A Texas veterinarian who posted a photo on Facebook of herself holding a dead cat with an arrow through its head will not be charged, authorities say.
Austin County District Attorney's Office said Wednesday a grand jury failed to indict Dr. Kristen Lindsey after an investigation into the incident failed to uncover evidence that she broke any laws, CNN reports.
Investigators with the Austin County Sheriff's Office were notified April 17 of the now-deleted Facebook photo that showed Lindsey holding onto an arrow with a dead cat dangling from the end, according to the Houston Chronicle.
“My first bow kill lol,” the post accompanying the photo read. “The only good feral tomcat is one with an arrow through it's head! Vet of the year award...gladly accepted.”

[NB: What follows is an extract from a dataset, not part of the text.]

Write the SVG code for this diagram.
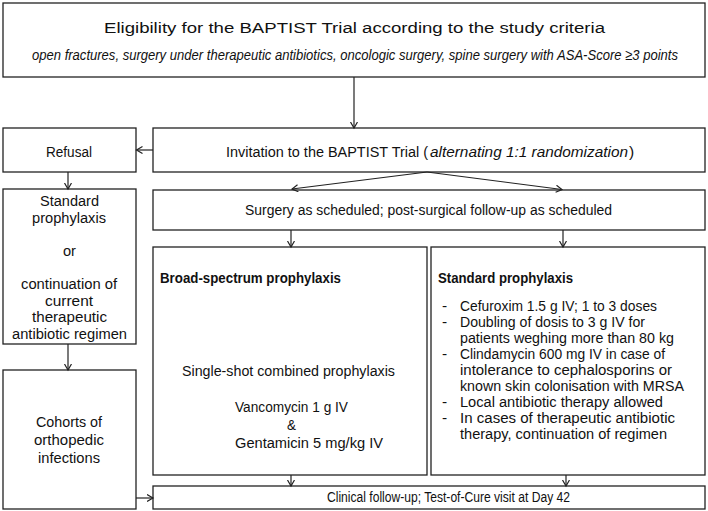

After the photo went viral and generated backlash from animal activists, Lindsey reportedly deleted her Facebook account.
She was also subsequently fired from her job at the Washington Animal Clinic in Brenham.
“We are absolutely appalled, shocked, upset, and disgusted by the conduct,” the clinic said in a statement at the time of her firing. “We have parted ways with Ms. Lindsey. We do not allow such conduct and we condemn it in the strongest possible manner.”
The Austin County Sheriff's Office said they received a hearsay report that the animal was a “potentially rabid stray cat” and that Lindsey likely killed it to protect her own pets, according to KHOU News.
But Amy Hemsell, who spoke to KHOU, said that may not be true. Hemsell said she was a pet sitter for a cat named Tiger who looked remarkably like the cat in Lindsey’s photo.
“He went missing at the time, and when I saw the picture in my heart I knew it was him,” Hemsell said. “I'm hoping that she is punished to the fullest extent for animal cruelty.”
But without any evidence, authorities say, that isn’t possible.
“Without more information, the State lacks proof that this incident even occurred in the state of Texas,” the District Attorney’s Office said in a news release, noting that cat hunting is legal in other states, like Wyoming.
The release went on to note that investigators couldn’t even prove the cat had been killed in a cruel manner, citing American Veterinary Medical Association guidelines that include a “bolt to the head” as an acceptable form of euthanasia when done correctly.